I would wager that the vast majority of people consume email via Gmail, Outlook, or Mail (Apple). You might have the holdovers like my parents who still use Thunderbird (because in early 2000's that was ideal of POP3 accounts, and they're used to it, and that's just how it will remain). All of those clients display HTML by default, and all marketing / account-related / branded emails are HTML emails. Every single reason cited in your link for choosing plaintext are irrelevant for the overwhelming majority of internet users worldwide. We could definitely productively debate the ethics surrounding marketing initiatives and data privacy, but at the end of the day, to me, plaintext destroys most of the functionality that makes email so useful.
This is not a good Show HN comment. There's nothing these people can do with this feedback, and it's litigating a tired internet trope. It's 2024, people overwhelmingly use HTML email, and this is not a thread intended to investigate whether that's a good thing or not.
If that is true, it is only true because email providers are making a choice on behalf of consumers, namely, the user writes plain-text emails (at, e.g., gmail.com) then the provider converts it to HTML.
You can use HTML with plain text fallback. That's still the vast majority of marketing/form emails.
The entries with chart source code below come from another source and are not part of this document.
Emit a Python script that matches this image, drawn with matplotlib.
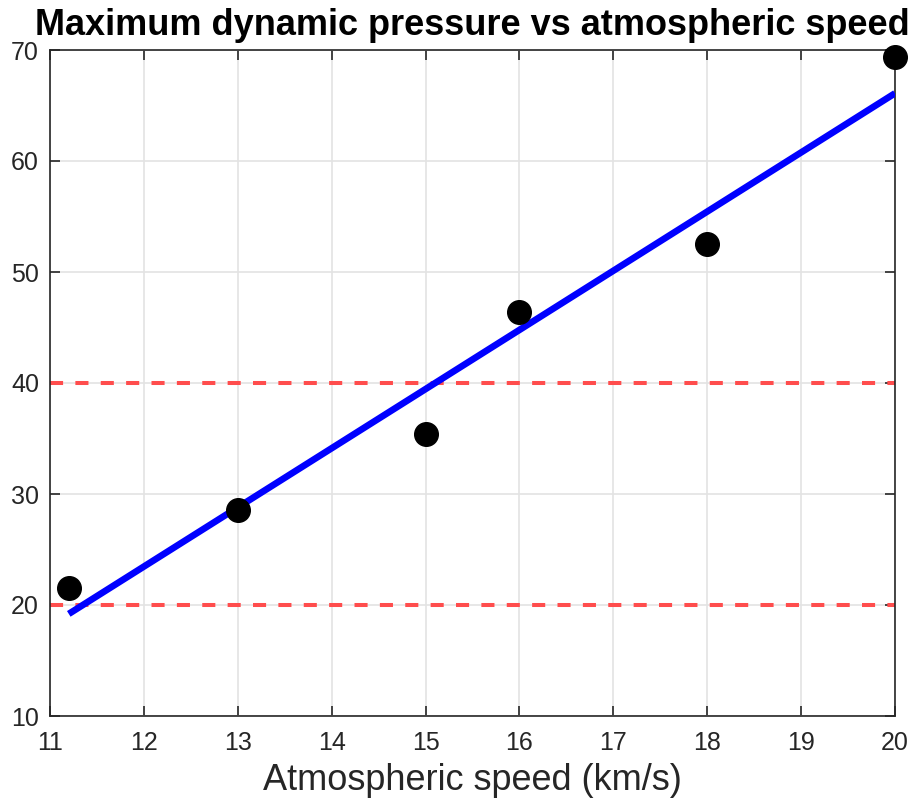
import matplotlib
matplotlib.use("Agg")
import matplotlib.pyplot as plt

speed = [11.2, 13, 15, 16, 18, 20]
pressure = [21.5, 28.6, 35.4, 46.4, 52.5, 69.4]
fit_x = [11.2, 20]
fit_y = [19.2, 66.1]
limit_levels = [20, 40]
xticks = [11, 12, 13, 14, 15, 16, 17, 18, 19, 20]
yticks = [10, 20, 30, 40, 50, 60, 70]

plt.rcParams['font.family'] = ['Liberation Sans', 'DejaVu Sans']

fig = plt.figure(figsize=(9.14, 8.02), dpi=100)
ax = fig.add_axes([50/914, 86/802, 845/914, 666/802])

ax.set_xlim(11, 20)
ax.set_ylim(10, 70)
ax.set_xticks(xticks)
ax.set_yticks(yticks)
ax.grid(True, color='#e3e3e3', linewidth=1.2, zorder=0)
ax.set_axisbelow(True)

for lv in limit_levels:
    ax.axhline(lv, color='#ff4d4d', linewidth=2.9, linestyle=(0, (3.25, 3.05)), zorder=2)

ax.plot(fit_x, fit_y, color='#0000ff', linewidth=4.8, zorder=3, solid_capstyle='butt')
ax.plot(speed, pressure, 'o', color='black', markersize=17, zorder=4, clip_on=False)

for s in ax.spines.values():
    s.set_color('#262626')
    s.set_linewidth(1.2)
ax.tick_params(direction='in', top=True, right=True, length=7, width=1.2,
               color='#262626', labelcolor='#262626', labelsize=18)
ax.tick_params(axis='x', pad=11)
ax.tick_params(axis='y', pad=8)

ax.set_xlabel('Atmospheric speed (km/s)', fontsize=26, color='#262626')
ax.xaxis.set_label_coords(0.5, -0.071)
ax.set_title('Maximum dynamic pressure vs atmospheric speed', fontsize=26,
             fontweight='bold', color='black', pad=11)

fig.savefig('out.png', dpi=100)
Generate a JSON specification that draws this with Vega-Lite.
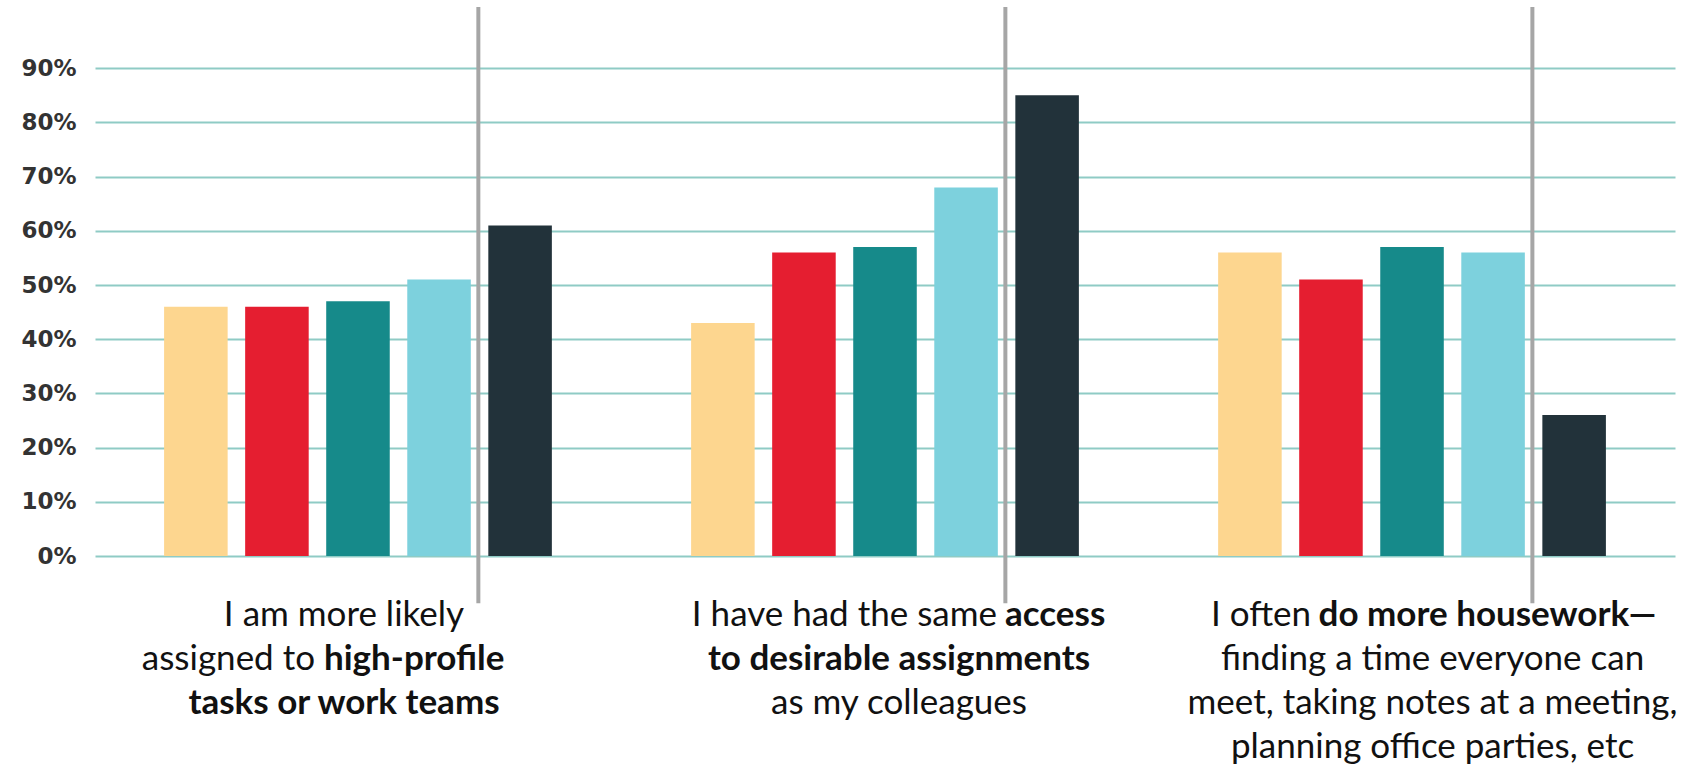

HTML works fine, and adds important features like formatting text and links. HTML without images is ideal, as images are often blocked (as you mention).
I prefer plaintext too, but for a marketing email (ie, "confirm your account") consumers will think it feels "off" or unpolished given what they are used to. It will likely lead to churn. Clients can opt to view plaintext if they prefer.
Edit: also it's a bit funny the page you link, useplaintext.email, uses lots of HTML formatting.
My sentiments are totally with this comment, however as others have pointed out you can deliver both via plaintext fallback
And in defense of html emails: for marketing missions there's nothing like a nice piece of visual design -- layout, color, possibly some type design, but not necessarily images since folks like me turn them off because of tracking -- to get attention and drive interest. Also, html can allow for column layout that could keep email content shorter than plain text version
Literally everyone that sends marketing emails uses HTML (from political campaigns to video games, to movies, to shopping). You'd be putting yourself at a serious competitive disadvantage if you started sending plaintext (not to mention that it would look spammy, if anything).
I work in this space with hundreds of clients and tens of thousands of email templates and literally zero use plaintext as the primary templating option for marketing emails. None of them.